Kara Sprague, Chief Executive Officer at HackerOne, said automated tools have changed both the speed and nature of vulnerability discovery.
"AI Appreciation Day tends to celebrate what AI creates. In security, the more interesting story is what it defends against. Attackers adopted AI first. They use it to find and exploit weaknesses faster than any human team could match, and that is exactly why AI has become indispensable to defenders. But AI has not replaced the human security researcher. It has raised the value of one. In the first half of this year, security researchers earned roughly $47 million through our platform, up 25% from the same period a year ago, even as AI made finding vulnerabilities faster than ever. AI can flag a possible vulnerability in seconds. It still takes human expertise to prove that vulnerability is real, understand how an attacker would actually use it, and decide what to fix first. Machines generate the possibilities. People confirm the truth. The organizations getting this right are not choosing between security researchers and AI. They are pairing them. Speed from the machine, judgment from the human. That is what continuous security now demands," said Sprague.

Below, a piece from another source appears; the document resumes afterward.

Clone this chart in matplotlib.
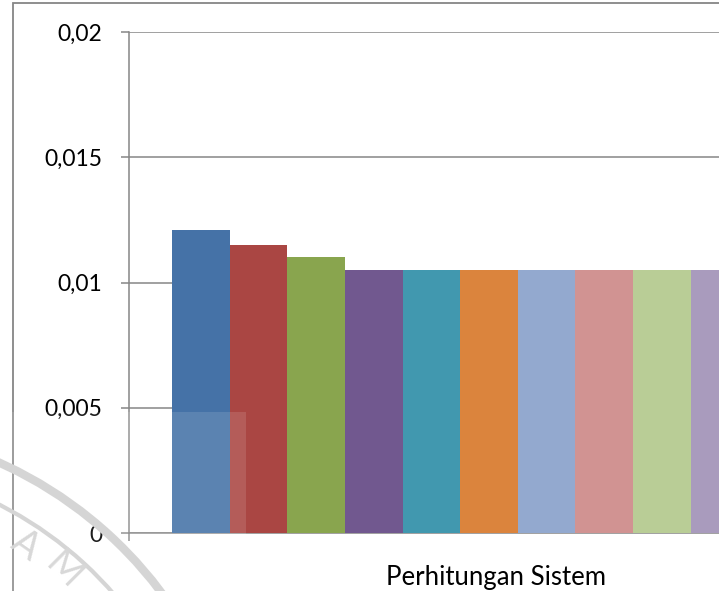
import matplotlib.pyplot as plt
from matplotlib.patches import Rectangle, Arc
from matplotlib.ticker import FuncFormatter

plt.rcParams["font.family"] = ["Lato", "DejaVu Sans"]

kategori = "Perhitungan Sistem"
nilai = [0.0121, 0.0115, 0.0110, 0.0105, 0.0105, 0.0105, 0.0105, 0.0105, 0.0105, 0.0105]
warna = ["#4572A7", "#AA4643", "#89A54E", "#71588F", "#4198AF",
         "#DB843D", "#93A9CF", "#D19392", "#B9CD96", "#A99BBD"]
yticks = [0, 0.005, 0.01, 0.015, 0.02]

abu = "#868686"
W, H = 719, 591
fig = plt.figure(figsize=(W / 100, H / 100), dpi=100)

# plot area runs past the right edge of the image (chart is cut off there)
ax = fig.add_axes([129 / W, 58 / H, 734 / W, 501 / H])
lebar = 1.0
gap = 0.75
xmax = 734 / 57.6
for i, (v, c) in enumerate(zip(nilai, warna)):
    ax.bar(gap + i * lebar, v, width=lebar, align="edge", color=c, zorder=3)

ax.set_xlim(0, xmax)
ax.set_ylim(0, 0.02)
ax.set_yticks(yticks)
ax.yaxis.set_major_formatter(FuncFormatter(
    lambda v, p: "0" if v == 0 else ("%g" % v).replace(".", ",")))
ax.set_xticks([xmax / 2], [kategori])
ax.set_xticks([0], minor=True)

ax.grid(axis="y", color=abu, linewidth=1.1, zorder=0)
for s in ["top", "right"]:
    ax.spines[s].set_visible(False)
for s in ["left", "bottom"]:
    ax.spines[s].set_color(abu)
    ax.spines[s].set_linewidth(1.1)

ax.tick_params(axis="y", length=6, width=1.1, color=abu, pad=13,
               labelsize=16.5, labelcolor="black")
ax.tick_params(axis="x", which="major", length=0, pad=23, labelsize=18.5)
ax.tick_params(axis="x", which="minor", length=6, width=1.1, color=abu)

# outer chart border (left and top edges visible)
fig.add_artist(Rectangle((13 / W, -0.1), 2, 1.1 - 3 / H,
                         transform=fig.transFigure, fill=False,
                         edgecolor=abu, linewidth=1.3))

# faint seal in the lower left corner, drawn in pixel space
wm = fig.add_axes([0, 0, 1, 1], zorder=5)
wm.set_xlim(0, W)
wm.set_ylim(0, H)
wm.axis("off")
wm.patch.set_alpha(0)
cx, cy = -171, H - 841
for r, lw in [(415, 6), (377, 3)]:
    wm.add_patch(Arc((cx, cy), 2 * r, 2 * r, theta1=20, theta2=75,
                     color="#d0d0d0", linewidth=lw))
for ch, x, y, rot in [("A", 26, 545, -35), ("M", 64, 570, -45)]:
    wm.text(x, H - y, ch, rotation=rot, fontsize=27, color="#d8d8d8",
            ha="center", va="center")
wm.add_patch(Rectangle((0, 0), 246, H - 412, facecolor="white",
                       alpha=0.12, edgecolor="none"))

fig.savefig("out.png", dpi=100)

Commercial leaders also see AI agents changing how consumers research products, compare options and complete purchases across digital channels.

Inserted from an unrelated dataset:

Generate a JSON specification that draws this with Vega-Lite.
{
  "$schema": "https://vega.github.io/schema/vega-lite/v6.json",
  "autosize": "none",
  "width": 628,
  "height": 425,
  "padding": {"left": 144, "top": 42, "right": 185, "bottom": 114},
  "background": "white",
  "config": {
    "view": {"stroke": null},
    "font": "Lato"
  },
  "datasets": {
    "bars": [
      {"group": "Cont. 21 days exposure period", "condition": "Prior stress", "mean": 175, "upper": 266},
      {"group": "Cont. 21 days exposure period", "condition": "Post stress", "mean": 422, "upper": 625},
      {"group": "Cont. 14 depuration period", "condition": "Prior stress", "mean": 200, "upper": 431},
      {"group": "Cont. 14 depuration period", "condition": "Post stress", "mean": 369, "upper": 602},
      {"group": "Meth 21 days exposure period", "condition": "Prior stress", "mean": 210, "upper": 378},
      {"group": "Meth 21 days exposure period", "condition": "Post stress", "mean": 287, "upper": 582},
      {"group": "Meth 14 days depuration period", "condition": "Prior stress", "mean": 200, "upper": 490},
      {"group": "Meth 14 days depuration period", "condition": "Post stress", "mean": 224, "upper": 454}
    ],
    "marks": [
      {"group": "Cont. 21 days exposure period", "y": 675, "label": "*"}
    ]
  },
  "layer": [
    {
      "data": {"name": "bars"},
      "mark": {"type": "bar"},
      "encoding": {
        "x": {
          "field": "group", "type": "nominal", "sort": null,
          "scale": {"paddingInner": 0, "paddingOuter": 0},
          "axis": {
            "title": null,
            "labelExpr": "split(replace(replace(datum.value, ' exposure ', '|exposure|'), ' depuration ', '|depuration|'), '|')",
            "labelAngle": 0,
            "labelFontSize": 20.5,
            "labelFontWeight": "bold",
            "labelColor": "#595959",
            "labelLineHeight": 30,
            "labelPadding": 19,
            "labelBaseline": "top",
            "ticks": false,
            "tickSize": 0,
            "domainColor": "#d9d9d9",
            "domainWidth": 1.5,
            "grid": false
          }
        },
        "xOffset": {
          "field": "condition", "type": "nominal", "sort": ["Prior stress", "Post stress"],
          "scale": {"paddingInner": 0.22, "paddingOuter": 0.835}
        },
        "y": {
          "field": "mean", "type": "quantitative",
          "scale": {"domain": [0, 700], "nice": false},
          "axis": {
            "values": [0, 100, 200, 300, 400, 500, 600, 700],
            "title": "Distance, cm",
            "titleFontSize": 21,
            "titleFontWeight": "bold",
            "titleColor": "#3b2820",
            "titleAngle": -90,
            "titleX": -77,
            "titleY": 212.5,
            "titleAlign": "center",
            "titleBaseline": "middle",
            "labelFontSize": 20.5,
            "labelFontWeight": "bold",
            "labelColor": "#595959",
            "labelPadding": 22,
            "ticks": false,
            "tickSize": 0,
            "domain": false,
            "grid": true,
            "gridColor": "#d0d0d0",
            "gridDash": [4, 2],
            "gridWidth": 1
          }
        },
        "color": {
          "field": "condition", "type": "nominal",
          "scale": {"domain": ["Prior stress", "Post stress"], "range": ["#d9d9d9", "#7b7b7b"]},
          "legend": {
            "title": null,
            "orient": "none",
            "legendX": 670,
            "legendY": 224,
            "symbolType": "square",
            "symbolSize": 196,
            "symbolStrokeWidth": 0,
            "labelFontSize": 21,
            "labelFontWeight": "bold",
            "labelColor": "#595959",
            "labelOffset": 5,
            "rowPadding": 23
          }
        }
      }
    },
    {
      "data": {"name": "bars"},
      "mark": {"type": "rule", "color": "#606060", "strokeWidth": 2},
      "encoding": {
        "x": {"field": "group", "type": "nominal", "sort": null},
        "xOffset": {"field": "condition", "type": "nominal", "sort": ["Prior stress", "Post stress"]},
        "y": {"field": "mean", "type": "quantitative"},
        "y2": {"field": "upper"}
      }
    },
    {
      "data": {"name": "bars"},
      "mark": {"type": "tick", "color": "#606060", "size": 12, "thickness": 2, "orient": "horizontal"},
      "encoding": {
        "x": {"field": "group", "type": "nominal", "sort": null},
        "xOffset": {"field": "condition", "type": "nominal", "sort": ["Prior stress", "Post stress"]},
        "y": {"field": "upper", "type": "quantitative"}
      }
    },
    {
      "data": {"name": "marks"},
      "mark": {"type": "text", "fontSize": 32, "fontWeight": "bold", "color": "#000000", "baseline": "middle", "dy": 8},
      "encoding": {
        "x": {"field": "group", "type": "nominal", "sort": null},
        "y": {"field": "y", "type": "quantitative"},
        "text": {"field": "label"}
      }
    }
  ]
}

Unnikrshnan Kurup, Director of Client Consulting and Strategy at Theorem, said retailers and brands are beginning to redesign journeys around AI-assisted decision-making.
"On this AI Appreciation Day, it is important to remember that AI's value is clearest when it helps people discover things, get educated and make better decisions. In commerce, that is becoming more important as the path to purchase becomes more hybrid across people, content, media and AI agents. Retail media is playing the performance role, video commerce is helping build trust and education, and AI agents are becoming a new way to help consumers make decisions. When we think about the future of AI in commerce, it should sit where it makes everyday decisions easier and more useful. People will keep using AI when the value exchange is clear: it saves me time, it saves me money, it helps me make better decisions and it makes my life easier. A large share of commerce will become agent-assisted, but there will still be a separation between tasks and desires. AI agents can take over routine work like replenishment, comparison, deal hunting, delivery optimization, product filtering and subscription management. Humans will still drive taste, identity, values, gifting, discovery and emotional choices. Rather than replacing people altogether, agents will become a new layer between intent and decision-making. The biggest opportunity is using AI to create convenience without taking away control. AI should help people make decisions they understand and feel confident in, not decisions they cannot explain or reverse," said Kurup.